Fuel in hand, we quickly made haste to get back on the road, as our fraternal brothers were no doubt waiting to hear of our exploits in the haunted villages and cities of the Northeast. Before we left, however, we did pick up the siblings Marcus and Marianne, a drunkenly happy couple who would have been forsaken to hitchhiking had not my loins persuaded me I could bone the dark and lovely Marianne. How or when I would accomplish this task was up to Fate. At the time, I did not think to consider Gregory and I were taking our three new traveling companions far from their native Massachusetts, further south toward the glorious Confederacy, nor did I ponder their silence on the matter.
We managed to push the wagon to an all-night gas station after our ill-obtained fuel ran out near the witching hour; the attendant, a disheveled, old gentleman, silently and creepily refueled our ride as we checked the map. The station’s interior was closed, and some of our party—the fickle women—were in dire need of a bathroom stop. I inquired the attendant for information of any nearby rest stops, and he pointed out one not far off, approximately five miles southbound, that would suit our needs. This location was in contrast to the map, which told the nearest stop was over forty miles yonder. He looked at me with chalky and slimy teeth and laughed, informing me the map was wrong; this facility was too new and our map too old. I scoffed at the premise, perhaps because the old man seemed almost too eager to divulge the information. Alba, the fish-headed whore, saw this as divine providence from some summer spirit or some other karmatic-hullabaloo—Gregory, following his penis, agreed and took the helm in unsubtle manner to impress his potential patchouli-and-saltwater-stanched lover.
It is at this point I truly began to fancy things were amiss in our wagon. As superficially gay and merry our words and motions were, I could not, at the time, decipher a budding sense of dread from within the recesses of my mind. All of our travelers were from the same university up north, none seemed to have rides home, and none seemed to mind we were going in the wrong direction for them—I chalked all these compulsive apprehensions up to the fact we were all college folk, and thus prone to adventurous exploits even if the future lay dim. That, and they seemed to be flower-children by nature, poor in pocket but rich in whatever nonsense English majors absorb in those musty tomes of fag poetry and post-modern nihilism.

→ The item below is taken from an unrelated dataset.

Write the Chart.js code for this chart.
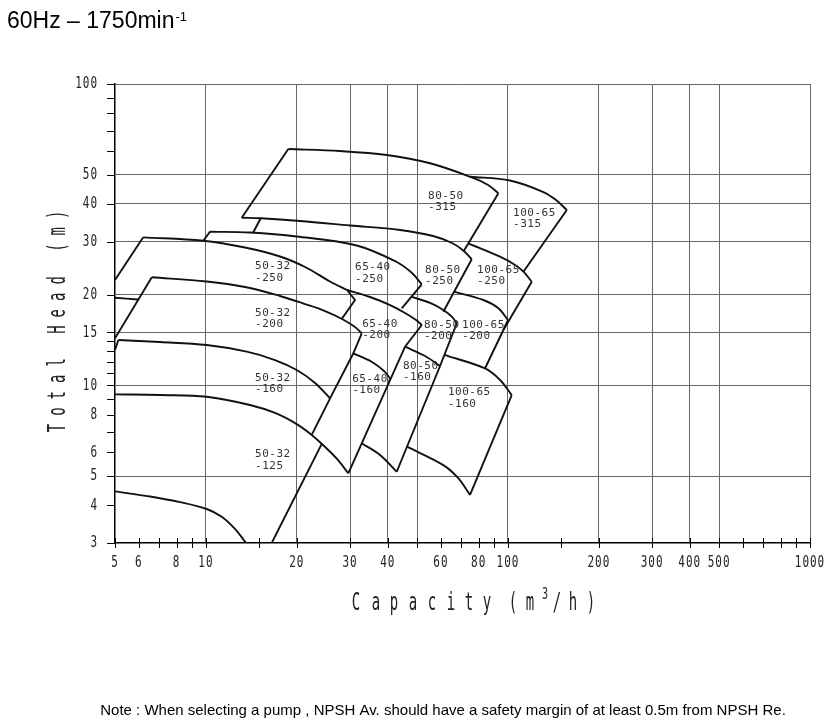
<!DOCTYPE html>
<html><head><meta charset="utf-8">
<script src="https://cdn.jsdelivr.net/npm/chart.js@4"></script>
<style>html,body{margin:0;padding:0;background:#fff;}canvas{display:block}</style>
</head><body>
<canvas id="c" width="840" height="720"></canvas>
<script>
// ---------- axis values ----------
const xGridValues = [10,20,30,40,50,100,200,300,400,500,1000];
const yGridValues = [5,10,15,20,30,40,50,100];
const xTickMarks = [5,6,7,8,9,10,15,20,30,40,50,60,70,80,90,100,150,200,300,400,500,600,700,800,900,1000];
const xTickLabels = [5,6,8,10,20,30,40,60,80,100,200,300,400,500,1000];
const yTickMarks = [3,4,5,6,7,8,9,10,11,12,13,14,15,20,30,40,50,60,70,80,90,100];
const yTickLabels = [3,4,5,6,8,10,15,20,30,40,50,100];

// ---------- pump ranges: [capacity m3/h, head m] ----------
const p50_32_250 = {
  left:  [[5,22.37],[6.20,30.99]],
  top:   [[6.20,30.99],[9.80,30.20],[13.47,28.67],[17.59,26.77],[21.29,24.71],[25.76,22.12],[29.32,20.73]],
  right: [[29.32,20.73],[31.16,19.20],[28.23,16.67]],
  low:   [[5,19.54],[5.96,19.28]]
};
const p50_32_200 = {
  left:  [[5,14.33],[6.62,22.84]],
  top:   [[6.62,22.84],[10.06,22.12],[13.47,21.21],[17.59,19.80],[21.29,18.62],[24.80,17.65],[28.23,16.61],[31.16,15.62],[32.80,14.89]],
  right: [[32.80,14.89],[30.77,12.78],[25.76,9.06],[22.40,6.85]]
};
const p50_32_160 = {
  left:  [[5,13.10],[5.13,14.15]],
  top:   [[5.13,14.15],[7.05,13.93],[10.06,13.61],[13.65,12.94],[16.93,12.14],[19.98,11.25],[22.98,10.19],[25.76,9.06]]
};
const p50_32_125 = {
  top:   [[5,9.34],[7.05,9.29],[10.06,9.17],[13.99,8.61],[16.93,8.10],[19.98,7.44],[22.40,6.85],[24.80,6.25],[27.17,5.70],[29.61,5.11]],
  right: [[24.23,6.42],[16.51,3.0]],
  low:   [[5,4.45],[6.53,4.28],[8.21,4.10],[10.06,3.89],[11.31,3.66],[12.48,3.34],[13.58,3.0]]
};
const p65_40_250 = {
  left:  [[9.80,30.20],[10.32,32.36]],
  top:   [[10.32,32.36],[13.99,32.16],[19.98,31.19],[31.57,29.11],[42.83,25.67],[48.12,23.60],[51.83,21.65]],
  right: [[51.83,21.65],[44.49,18.02]]
};
const p65_40_200 = {
  top:   [[29.32,20.73],[34.94,19.65],[40.70,18.48],[45.63,17.39],[49.62,16.48],[51.83,15.86]],
  right: [[51.83,15.86],[45.63,13.44],[29.61,5.11]]
};
const p65_40_160 = {
  top:   [[30.77,12.78],[35.48,11.96],[38.88,11.16],[40.70,10.56]],
  right: [[40.70,10.56],[40.30,10.19]]
};
const p80_50_315 = {
  left:  [[13.14,36.01],[18.74,60.85]],
  top:   [[18.74,60.85],[27.80,59.93],[39.69,58.13],[55.21,54.57],[74.89,49.25],[85.95,46.22],[92.95,43.39]],
  right: [[92.95,43.39],[71.16,27.77]]
};
const p80_50_250 = {
  left:  [[15.19,35.85],[14.35,32.21]],
  top:   [[13.14,36.01],[15.19,35.85],[20.49,35.12],[30.0,33.93],[43.92,32.79],[56.49,31.31],[65.28,29.68],[71.16,28.03],[75.86,26.21]],
  right: [[75.86,26.21],[61.10,17.56]]
};
const p80_50_200 = {
  top:   [[47.91,19.70],[55.21,18.77],[61.10,17.79],[65.28,16.87],[67.67,16.07]],
  right: [[67.67,16.07],[59.59,11.60],[42.83,5.17]]
};
const p80_50_160 = {
  top:   [[45.63,13.44],[53.15,12.52],[59.59,11.60]],
  low:   [[32.80,6.43],[37.71,5.88],[42.83,5.17]]
};
const p100_65_315 = {
  top:   [[74.89,49.25],[101.6,47.85],[131.0,43.82],[144.3,41.22],[156.6,38.19]],
  right: [[156.6,38.19],[112.5,23.84]]
};
const p100_65_250 = {
  top:   [[73.93,29.61],[94.15,26.73],[105.6,25.09],[112.5,23.84],[119.9,22.08]],
  right: [[119.9,22.08],[96.56,15.27]]
};
const p100_65_200 = {
  top:   [[66.29,20.46],[82.92,19.20],[92.73,18.06],[100.07,16.48]],
  right: [[100.07,16.48],[96.56,15.27],[84.0,11.40]]
};
const p100_65_160 = {
  top:   [[61.57,12.62],[84.0,11.38],[94.15,10.42],[102.9,9.29]],
  right: [[102.9,9.29],[74.89,4.33]],
  low:   [[46.33,6.26],[61.10,5.44],[68.35,4.93],[74.89,4.33]]
};
const pumpRanges = [p50_32_250,p50_32_200,p50_32_160,p50_32_125,p65_40_250,p65_40_200,p65_40_160,
  p80_50_315,p80_50_250,p80_50_200,p80_50_160,p100_65_315,p100_65_250,p100_65_200,p100_65_160];

// ---------- model labels (anchor: capacity, head) ----------
const modelNames = [['50-32','-250'],['50-32','-200'],['50-32','-160'],['50-32','-125'],
  ['65-40','-250'],['65-40','-200'],['65-40','-160'],
  ['80-50','-315'],['80-50','-250'],['80-50','-200'],['80-50','-160'],
  ['100-65','-315'],['100-65','-250'],['100-65','-200'],['100-65','-160']];
const modelAnchorQ = [14.54,14.54,14.54,14.54, 31.16,32.9,30.5, 54.4,53.15,52.7,44.9, 104.0,79.0,70.5,63.3];
const modelAnchorH = [24.81,17.39,10.58,5.90, 24.62,15.98,10.50, 42.5,24.15,15.86,11.60, 37.3,24.15,15.86,9.47];

// ---------- build datasets ----------
const datasets = [];
pumpRanges.forEach(r => {
  Object.keys(r).forEach(k => {
    const curved = (k === 'top' || k === 'low');
    datasets.push({
      data: r[k].map(p => ({x:p[0], y:p[1]})),
      showLine:true, pointRadius:0, borderColor:'#111', borderWidth:1.9,
      tension: curved ? 0.35 : 0, fill:false
    });
  });
});

function stretchText(ctx, txt, x, y, font, sy, align, base) {
  ctx.save();
  ctx.translate(x, y);
  ctx.scale(1, sy);
  ctx.font = font;
  ctx.textAlign = align || 'left';
  ctx.textBaseline = base || 'middle';
  ctx.fillText(txt, 0, 0);
  ctx.restore();
}

const decor = {
  id:'decor',
  afterDraw(chart) {
    const ctx = chart.ctx, xs = chart.scales.x, ys = chart.scales.y, a = chart.chartArea;
    ctx.save();
    // tick marks
    ctx.strokeStyle = '#000'; ctx.lineWidth = 1;
    xTickMarks.forEach(v => { const px = Math.round(xs.getPixelForValue(v)) + 0.5;
      ctx.beginPath(); ctx.moveTo(px, a.bottom - 5); ctx.lineTo(px, a.bottom + 5); ctx.stroke(); });
    yTickMarks.forEach(v => { const py = Math.round(ys.getPixelForValue(v)) + 0.5;
      ctx.beginPath(); ctx.moveTo(a.left - 8, py); ctx.lineTo(a.left, py); ctx.stroke(); });
    // tick labels
    ctx.fillStyle = '#222';
    if ('letterSpacing' in ctx) ctx.letterSpacing = '1px';
    xTickLabels.forEach(v => stretchText(ctx, String(v), xs.getPixelForValue(v), 563, '11px "DejaVu Sans Mono"', 1.5, 'center'));
    yTickLabels.forEach(v => stretchText(ctx, String(v), 98, ys.getPixelForValue(v), '11px "DejaVu Sans Mono"', 1.5, 'right'));
    if ('letterSpacing' in ctx) ctx.letterSpacing = '0px';
    // model labels
    ctx.fillStyle = '#333';
    modelNames.forEach((nm, i) => {
      const px = xs.getPixelForValue(modelAnchorQ[i]), py = ys.getPixelForValue(modelAnchorH[i]);
      ctx.font = '11px "DejaVu Sans Mono"'; ctx.textAlign = 'left'; ctx.textBaseline = 'middle';
      if ('letterSpacing' in ctx) ctx.letterSpacing = '0.5px';
      ctx.fillText(nm[0], px, py);
      ctx.fillText(nm[1], px, py + 11.5);
      if ('letterSpacing' in ctx) ctx.letterSpacing = '0px';
    });
    // x title (spaced characters)
    ctx.fillStyle = '#222';
    const xt = ['C','a','p','a','c','i','t','y','(','m','3','/','h',')'];
    const xc = [356,376,394,413,432,451,469,487,513,530,545,557,573,591];
    xt.forEach((ch, i) => {
      if (ch === '3') stretchText(ctx, ch, xc[i], 599, '10px "DejaVu Sans Mono"', 1.6, 'center', 'alphabetic');
      else stretchText(ctx, ch, xc[i], 610, '14px "DejaVu Sans Mono"', 1.75, 'center', 'alphabetic');
    });
    // y title
    const yt = 'Total Head (m)';
    ctx.save();
    ctx.translate(65, 0);
    ctx.rotate(-Math.PI / 2);
    for (let i = 0; i < yt.length; i++) {
      if (yt[i] === ' ') continue;
      const cy = 428 - i * 16.4;
      stretchText(ctx, yt[i], -cy, 0, '14px "DejaVu Sans Mono"', 1.75, 'center', 'alphabetic');
    }
    ctx.restore();
    // header
    ctx.fillStyle = '#000';
    ctx.font = '23px "Liberation Sans", Arial, sans-serif';
    ctx.textAlign = 'left'; ctx.textBaseline = 'alphabetic';
    ctx.fillText('60Hz – 1750min', 7, 28);
    const w = ctx.measureText('60Hz – 1750min').width;
    ctx.font = '13px "Liberation Sans", Arial, sans-serif';
    ctx.fillText('-1', 7 + w + 1, 21);
    // note
    ctx.font = '15px "Liberation Sans", Arial, sans-serif';
    ctx.textAlign = 'center';
    ctx.fillText('Note : When selecting a pump , NPSH Av. should have a safety margin of at least 0.5m from NPSH Re.', 443, 715);
    ctx.restore();
  }
};

new Chart(document.getElementById('c'), {
  type:'scatter',
  data:{ datasets },
  options:{
    responsive:false, animation:false, devicePixelRatio:1,
    layout:{ padding:{ left:115, right:30, top:84, bottom:177 } },
    plugins:{ legend:{display:false}, tooltip:{enabled:false} },
    scales:{
      x:{ type:'logarithmic', min:5, max:1000,
          afterBuildTicks: s => { s.ticks = xGridValues.map(v => ({value:v})); },
          ticks:{ display:false },
          grid:{ color:'#666', lineWidth:1, drawTicks:false },
          border:{ display:true, color:'#000', width:1.5 } },
      y:{ type:'logarithmic', min:3, max:100,
          afterBuildTicks: s => { s.ticks = yGridValues.map(v => ({value:v})); },
          ticks:{ display:false },
          grid:{ color:'#666', lineWidth:1, drawTicks:false },
          border:{ display:true, color:'#000', width:1.5 } }
    }
  },
  plugins:[decor]
});
</script>
</body></html>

The night was clear and a gothic moon waxed high over our wagon, blanketing pale yellow light over the looming pines and evergreens of the region. I made a subtle joke about the “dancing with the devil” and Batman; apparently none of our hipster-travelers liked Michael Keaton. It hurt my chances of tea-bagging the exotic Marianne, so I laid low and gazed out the window at the ghastly, finger-like trees jutting skyward in a haze of alcohol and speed (my contempt for hippies and weed does not extend to hard drugs). I was about to dismiss the old attendant’s prophecies of the new and secretive rest stop when lo’, an exit ramp seemed to magically appear off to the right. Gregory, at the fevered behest of our female travelers, haphazardly veered from the far left to the off-ramp—I spilled my beer in the process.